## [PROBLEM DETAILS]
Transcribe all of the material below word for word and leave out its pictures.

## [DATA SECTION]
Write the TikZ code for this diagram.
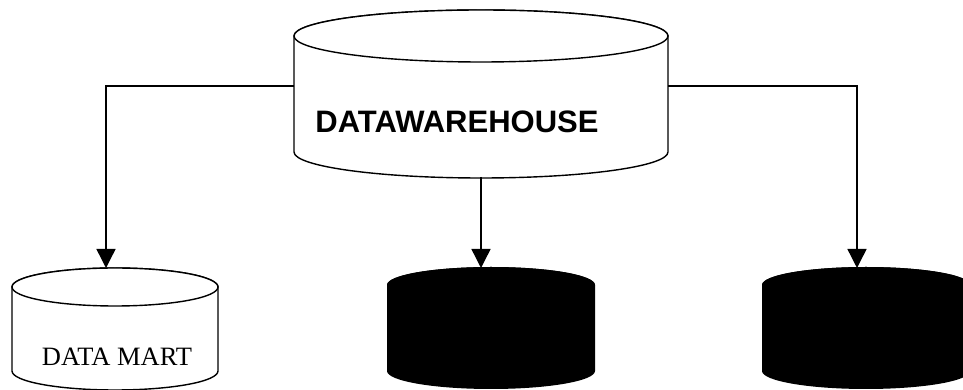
\documentclass[tikz,border=0pt]{standalone}
\usepackage{fontspec}
\setmainfont{Liberation Serif}
\newfontfamily\arialfont{Liberation Sans}
\usetikzlibrary{arrows.meta}
\tikzset{
  lw/.style={line width=1.4pt},
  conn/.style={lw,-{Triangle[width=19pt,length=19pt]}},
  holder/.style={inner sep=0pt,outer sep=0pt,draw=none},
}
% \cylshape{cx}{ytop}{ybot}{rx}{ry}{style}
\newcommand\cylshape[6]{%
  \path[#6] (#1-#4,#2) -- (#1-#4,#3) arc[start angle=180,end angle=360,x radius=#4,y radius=#5] -- (#1+#4,#2) arc[start angle=0,end angle=180,x radius=#4,y radius=#5] -- cycle;
  \path[#6] (#1,#2) ellipse[x radius=#4,y radius=#5];
}
\begin{document}
\begin{tikzpicture}[x=1pt,y=1pt]
\useasboundingbox (0,0) rectangle (963,390);
% data warehouse
\cylshape{481}{354}{238}{187}{26}{draw,lw,fill=white}
\node[holder,minimum width=374pt,minimum height=167pt] (dw) at (481,296.5) {};
\node[font=\arialfont\bfseries\fontsize{31}{36}\selectfont] (dwt) at (457,268) {DATAWAREHOUSE};
% data mart
\cylshape{115}{103}{19}{103}{19}{draw,lw,fill=white}
\node[holder,minimum width=206pt,minimum height=122pt] (dm) at (115,61) {};
\node[font=\fontsize{26.5}{31}\selectfont] (dmt) at (117,33) {DATA MART};
% black cylinders
\cylshape{491}{105}{19}{104}{18}{fill=black}
\node[holder,minimum width=208pt,minimum height=122pt] (m) at (491,61) {};
\cylshape{866}{105}{19}{104}{18}{fill=black}
\node[holder,minimum width=208pt,minimum height=122pt] (r) at (866,61) {};
% connectors
\draw[conn] ([yshift=7.5pt]dw.west) -| ([xshift=-9pt]dm.north);
\draw[conn] ([yshift=7.5pt]dw.east) -| ([xshift=-9pt]r.north);
\draw[conn] (dw.south) -- (dw.south |- m.north);
\end{tikzpicture}
\end{document}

## [WORKED ANSWER]
Write the TikZ code for this diagram.
\documentclass[tikz,border=0pt]{standalone}
\usepackage{fontspec}
\setmainfont{Liberation Serif}
\newfontfamily\arialfont{Liberation Sans}
\usetikzlibrary{arrows.meta}
\tikzset{
  lw/.style={line width=1.4pt},
  conn/.style={lw,-{Triangle[width=19pt,length=19pt]}},
  holder/.style={inner sep=0pt,outer sep=0pt,draw=none},
}
% \cylshape{cx}{ytop}{ybot}{rx}{ry}{style}
\newcommand\cylshape[6]{%
  \path[#6] (#1-#4,#2) -- (#1-#4,#3) arc[start angle=180,end angle=360,x radius=#4,y radius=#5] -- (#1+#4,#2) arc[start angle=0,end angle=180,x radius=#4,y radius=#5] -- cycle;
  \path[#6] (#1,#2) ellipse[x radius=#4,y radius=#5];
}
\begin{document}
\begin{tikzpicture}[x=1pt,y=1pt]
\useasboundingbox (0,0) rectangle (963,390);
% data warehouse
\cylshape{481}{354}{238}{187}{26}{draw,lw,fill=white}
\node[holder,minimum width=374pt,minimum height=167pt] (dw) at (481,296.5) {};
\node[font=\arialfont\bfseries\fontsize{31}{36}\selectfont] (dwt) at (457,268) {DATAWAREHOUSE};
% data mart
\cylshape{115}{103}{19}{103}{19}{draw,lw,fill=white}
\node[holder,minimum width=206pt,minimum height=122pt] (dm) at (115,61) {};
\node[font=\fontsize{26.5}{31}\selectfont] (dmt) at (117,33) {DATA MART};
% black cylinders
\cylshape{491}{105}{19}{104}{18}{fill=black}
\node[holder,minimum width=208pt,minimum height=122pt] (m) at (491,61) {};
\cylshape{866}{105}{19}{104}{18}{fill=black}
\node[holder,minimum width=208pt,minimum height=122pt] (r) at (866,61) {};
% connectors
\draw[conn] ([yshift=7.5pt]dw.west) -| ([xshift=-9pt]dm.north);
\draw[conn] ([yshift=7.5pt]dw.east) -| ([xshift=-9pt]r.north);
\draw[conn] (dw.south) -- (dw.south |- m.north);
\end{tikzpicture}
\end{document}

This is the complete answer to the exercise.